Immancabile alla mensa delle più importanti dinastie che regnarono sul Ducato di Parma e Piacenza, dai Farnese (1545-1731) ai Borbone (1748-1860), e amato dalla Duchessa Maria Luigia d’Austria, il Salame di Felino è tra i salumi più pregiati della ricchissima tradizione norcina dell’Emilia.
Tutelato dal Marchio IGP dal 2011, è chiamato così perché viene prodotto a Felino (comune di circa 8mila anime sulle colline del parmense) da almeno otto secoli, come testimonia un’antica decorazione interna al Battistero di Parma (edificato tra il 1196 e il 1270), raffigurante due salami che per forma e dimensione sono riconducibili con certezza al prelibato insaccato.
Considerato un salume “nobile”, è ricavato da tagli di suino – testa di pancetta o trito di banco (sottospalla) – accuratamente selezionati e insaccati nel cosiddetto budello “gentile”, liscio e dal grosso spessore, che consente alle carni di mantenere una straordinaria morbidezza anche dopo la stagionatura.
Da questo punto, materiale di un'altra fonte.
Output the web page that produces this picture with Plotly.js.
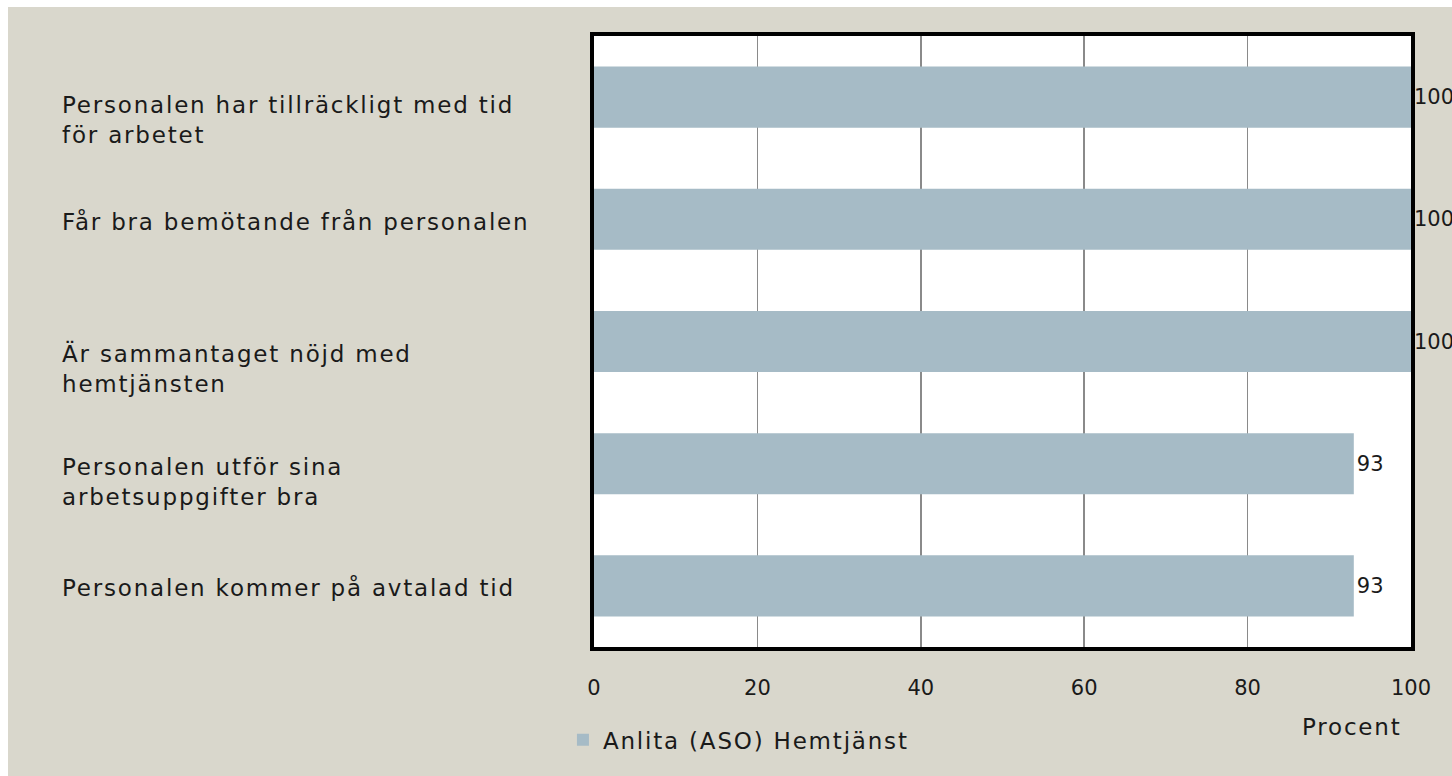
<!DOCTYPE html>
<html>
<head>
<meta charset="utf-8">
<script src="https://cdn.plot.ly/plotly-3.0.1.min.js"></script>
<style>
  html, body { margin: 0; padding: 0; background: #ffffff; }
  #chart { position: absolute; left: 8px; top: 7px; width: 1444px; height: 769px; }
  .annotation-text, .legendtext { letter-spacing: 1.8px; }
</style>
</head>
<body>
<div id="chart"></div>
<script>
// ---- Data ----
const categories = [
  "Personalen har tillräckligt med tid<br>för arbetet",
  "Får bra bemötande från personalen",
  "Är sammantaget nöjd med<br>hemtjänsten",
  "Personalen utför sina<br>arbetsuppgifter bra",
  "Personalen kommer på avtalad tid"
];
const values = [100, 100, 100, 93, 93];
const seriesName = "Anlita (ASO) Hemtjänst";
const xTickValues = [0, 20, 40, 60, 80, 100];
const xTickLabels = ["0", "20", "40", "60", "80", "100"];
const xAxisTitle = "Procent";

// ---- Styling / layout ----
const FONT = "DejaVu Sans, Verdana, sans-serif";
const labelYShift = [-23, -2, -27, -18, -2];

const trace = {
  type: "bar",
  orientation: "h",
  y: categories,
  x: values,
  name: seriesName,
  width: 0.5,
  marker: { color: "#a6bbc6" },
  text: values.map(String),
  textposition: "outside",
  cliponaxis: false,
  textfont: { family: FONT, size: 21, color: "#1a1a1a" },
  hoverinfo: "skip"
};

const annotations = categories.map((c, i) => ({
  xref: "paper", yref: "y",
  x: -0.654, y: c,
  xanchor: "left", yanchor: "middle",
  align: "left",
  text: c,
  showarrow: false,
  yshift: labelYShift[i],
  font: { family: FONT, size: 23, color: "#1a1a1a" }
}));
annotations.push({
  xref: "paper", yref: "paper",
  x: 0.927, y: -0.131,
  xanchor: "center", yanchor: "middle",
  text: xAxisTitle,
  showarrow: false,
  font: { family: FONT, size: 23, color: "#1a1a1a" }
});

const layout = {
  width: 1444,
  height: 769,
  margin: { l: 586, r: 41, t: 29, b: 129, pad: 0, autoexpand: false },
  paper_bgcolor: "#d9d7cc",
  plot_bgcolor: "#ffffff",
  font: { family: FONT, size: 21, color: "#1a1a1a" },
  showlegend: true,
  legend: {
    orientation: "h",
    x: -0.038, xanchor: "left",
    y: -0.152, yanchor: "middle",
    bgcolor: "rgba(0,0,0,0)",
    font: { family: FONT, size: 23, color: "#1a1a1a" }
  },
  xaxis: {
    range: [0, 100],
    tickvals: xTickValues,
    ticktext: xTickLabels,
    showgrid: true,
    gridcolor: "#8a8a8a",
    gridwidth: 1.5,
    zeroline: false,
    showline: true,
    linecolor: "#000000",
    linewidth: 4,
    mirror: true,
    ticks: "",
    ticklabelstandoff: 19,
    tickfont: { family: FONT, size: 21, color: "#1a1a1a" },
    fixedrange: true
  },
  yaxis: {
    type: "category",
    autorange: "reversed",
    showticklabels: false,
    showgrid: false,
    zeroline: false,
    showline: true,
    linecolor: "#000000",
    linewidth: 4,
    mirror: true,
    ticks: "",
    fixedrange: true
  },
  annotations: annotations,
  bargap: 0.5
};

Plotly.newPlot("chart", [trace], layout, { displayModeBar: false, staticPlot: true });
</script>
</body>
</html>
Dal gusto dolce, mai salato, e dall’aroma delicato – talvolta reso più intenso dall’aggiunta di vino bianco secco all’impasto –, per essere assaporato al meglio “va appoggiato su un tagliere di legno e tagliato con un coltello lungo e sottile, non dentellato, in maniera che le fette siano spesse come uno dei grani di pepe che contiene”, come consigliato sul sito del Consorzio. Il taglio deve essere “a becco di flauto”, ovvero obliquo, per “mantenere la fetta integra e saporita”.
In cucina il Salame Felino è protagonista del classico antipasto parmense – insieme al Prosciutto crudo, al Culatello di Zibello, alla Coppa, allo Strolghino –, accompagnato dalla torta fritta, celebre street food diffuso ovunque in Emilia Romagna (con i nomi di crescentina, pinzino, gnocco fritto), e da un buon bicchiere di Lambrusco. Grazie al suo carattere gentile può essere impiegato per farcire rustici e torte salate – l’ideale è abbinarlo alla ricotta –, per arricchire una semplice pasta al sugo di pomodoro ma soprattutto per dare una nota sapida alle minestre di legumi o verdure (cavolo, rape, bietole) e insaporire carciofi e altri ortaggi trifolati.